There are classes out there and boot camps that can really help you learn how to write the type of copy that direct marketers are looking for. But before you chunk down the big bucks for these classes and events - and they can run from $250-$3,000 - there is a free way to learn from the experts and possibly land a few paying gigs before you've studied with "the masters" to perfect your craft. One of the easiest ways to learn is to study what's already out there and working.
After my own careful review of the "junk" in my "snail mail" box, I can sum up direct mail in one statement: It's all about the reader.
Instead of shredding your junk mail, open it and read it. Don't skim, read! Look at how it's structured. Notice that the letters always lead you to keep reading. Every single line in a well-written direct mail piece has a specific purpose to lead you to the end result, which is to take some sort of action - whether it's to purchase something, donate to a charity, or sign a petition. If it doesn't compel you, then it's probably not an effective piece.
There are several techniques used to hook you (the reader) and keep you reading. First, notice how a good piece of direct mail is written to you personally. Direct marketers spend that extra bit to ensure your name is not only on the envelope, but in the salutation and throughout the letter as well. Their words talk to you, not at you. They empathize with your plight, no matter what it might be.
Throughout the mailing, which is often several pages long, you are pulled into their personal story. Rarely does the letter ask anything of you in the beginning. A well-written letter reads like a friend reaching out to you, relating to you, finding your emotional point and touching it.
"Before I found this training, I had only $6.46 to my name . . . "
"A cure for Samantha was only possible because people like you cared . . ."
"You're obviously a smart investor who isn't distracted by . . ."
For this reason, direct mail is also known as one-to-one or relationship marketing.
Notice how well-written direct mail will keep you intrigued, wanting to read the next line - even though you know they're going to try to sell you something in the end, you keep reading! Notice how it rewards you for reading all the way through by giving you teasers of something of value above and beyond their product simply by showing an interest.
After the letter has convinced you that you need whatever it is they're selling, it doesn't stop there. You might already be ready to whip out that credit card, but just in case you aren't, the letter usually ends with an incentive to act immediately. It might be a statement about how low the price is only for the next few weeks. Or, it might be a dire consequence of not taking the offer (often used by life insurance companies).
Direct mail almost always ends with an extraordinary guarantee to help you realize that you can't go wrong just for trying.
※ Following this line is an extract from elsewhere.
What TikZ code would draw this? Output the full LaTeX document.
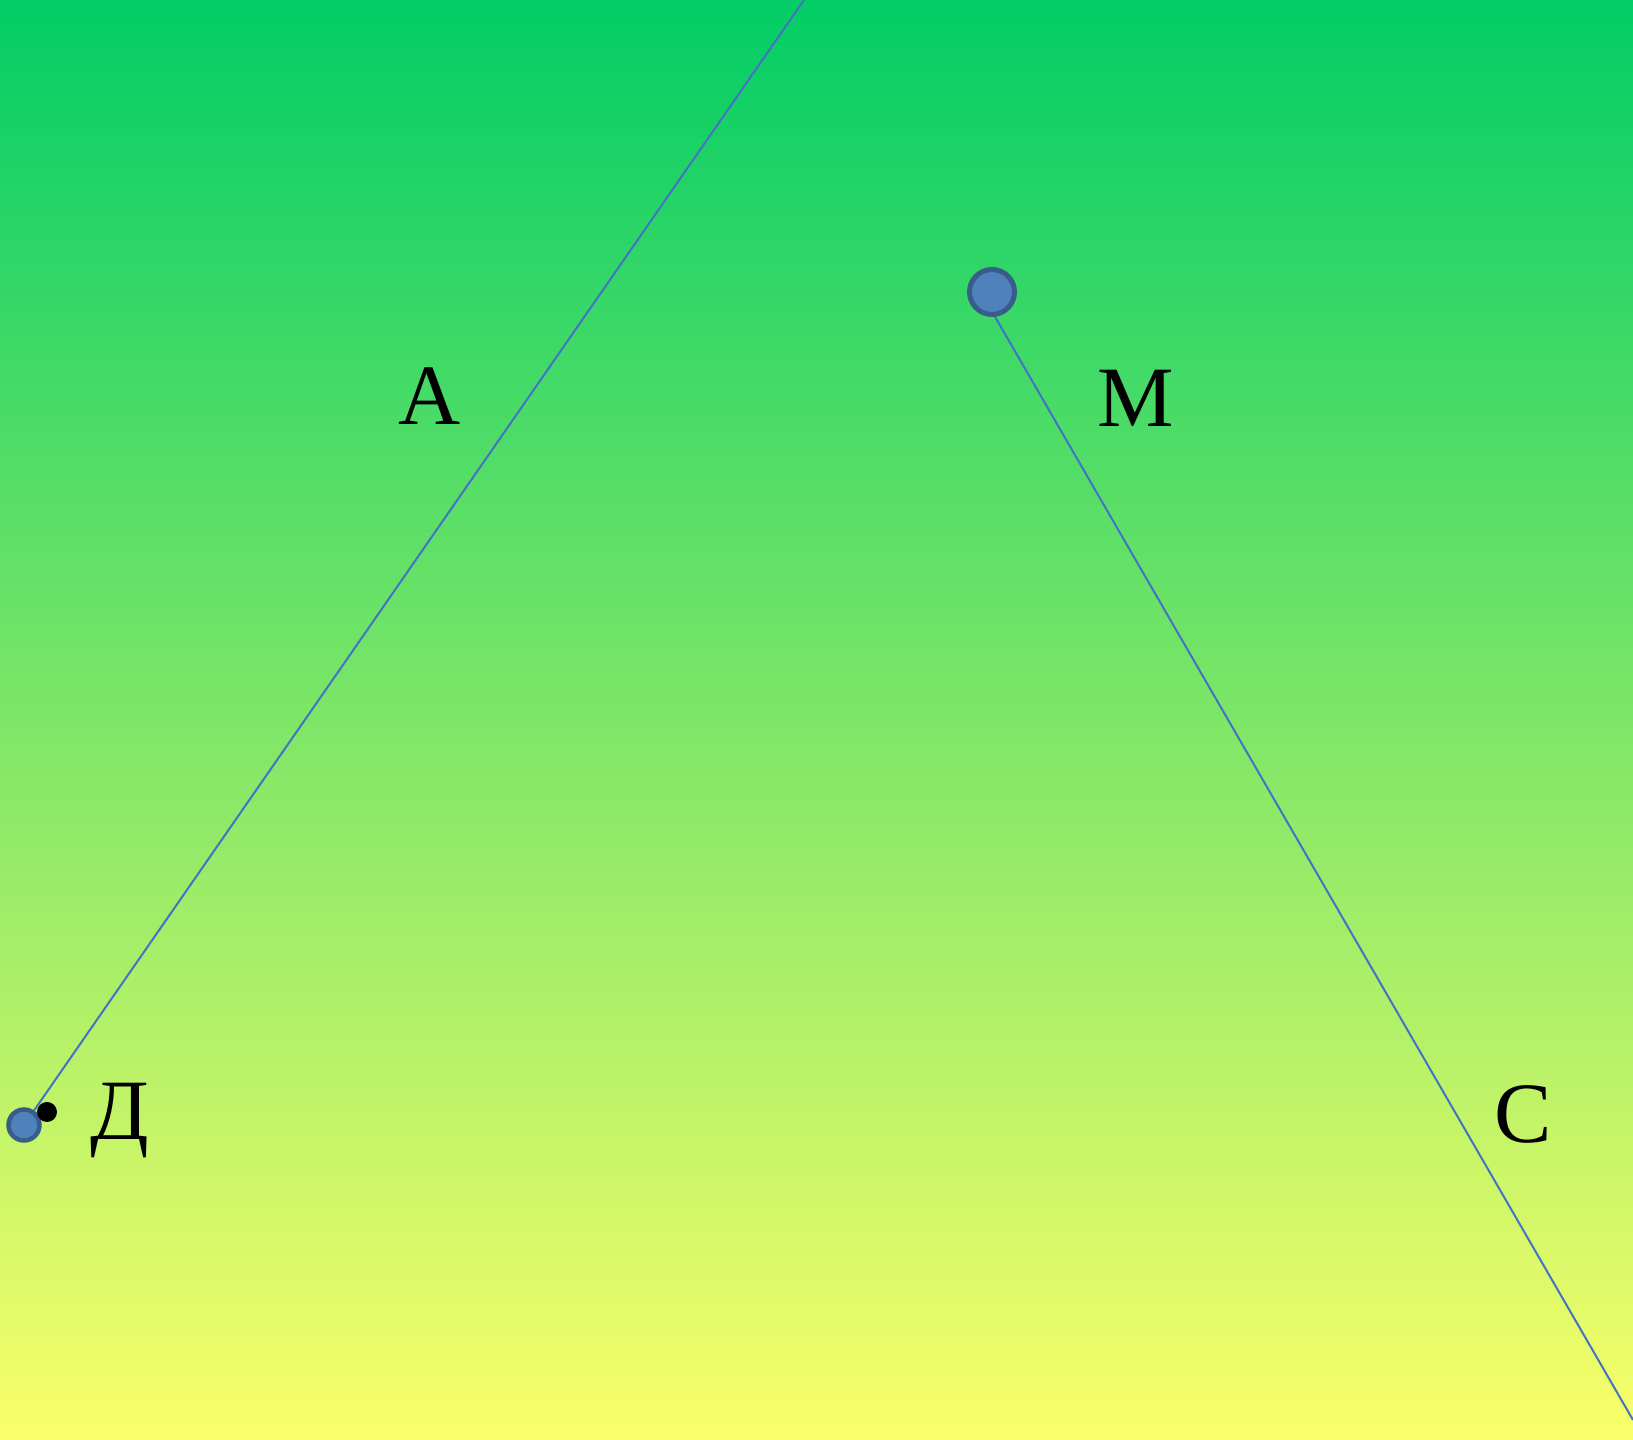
\documentclass[tikz,border=0pt]{standalone}
\usepackage{fontspec}
\setmainfont{Liberation Serif}
\definecolor{topgreen}{RGB}{2,205,102}
\definecolor{botyellow}{RGB}{250,255,105}
\definecolor{ptfill}{RGB}{79,129,189}
\definecolor{ptdraw}{RGB}{56,93,138}
\definecolor{linecol}{RGB}{68,114,196}
\begin{document}
\begin{tikzpicture}[x=1pt,y=1pt,
  bigpt/.style={circle,fill=ptfill,draw=ptdraw,line width=5pt,minimum size=45pt,inner sep=0pt},
  smallpt/.style={circle,fill=ptfill,draw=ptdraw,line width=4.5pt,minimum size=31pt,inner sep=0pt},
  seg/.style={draw=linecol,line width=2pt},
  lbl/.style={font=\fontsize{86}{86}\selectfont,anchor=base,inner sep=0pt}]
\useasboundingbox (0,0) rectangle (1633,1440);
\shade[top color=topgreen,bottom color=botyellow] (0,0) rectangle (1633,1440);
\coordinate (t1) at (804,1440);
\coordinate (e2) at (1633,20);
\coordinate (s2) at (994,1125);
\draw[seg] (s2) -- (e2);
\node[bigpt] (M) at (992,1148) {};
\node[smallpt] (D) at (24,315) {};
\node[circle,fill=black,minimum size=20pt,inner sep=0pt] (dot) at (47,328) {};
\draw[seg] (t1) -- (D);
\node[lbl] (la) at (430,1015) {А};
\node[lbl] (lm) at (1136,1013) {М};
\node[lbl] (lc) at (1523,297) {С};
\node[lbl] (ld) at (120,300) {Д};
\end{tikzpicture}
\end{document}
And, in the very end, even after you (the reader) are totally convinced this is the best deal ever, they even add a P.S. to give you one last bit of reassurance that you're making the right decision. And, perhaps there's even a P.P.S. in handwriting script to give it that last personal touch.
I used to despise direct mail packages. But that was until I learned that there's a need for it and it works. And, since it works, then perhaps it's not really the nuisance that I thought it was. After all, look how much is being spent by these companies to get your attention - and as a writer, wouldn't you like a piece of that?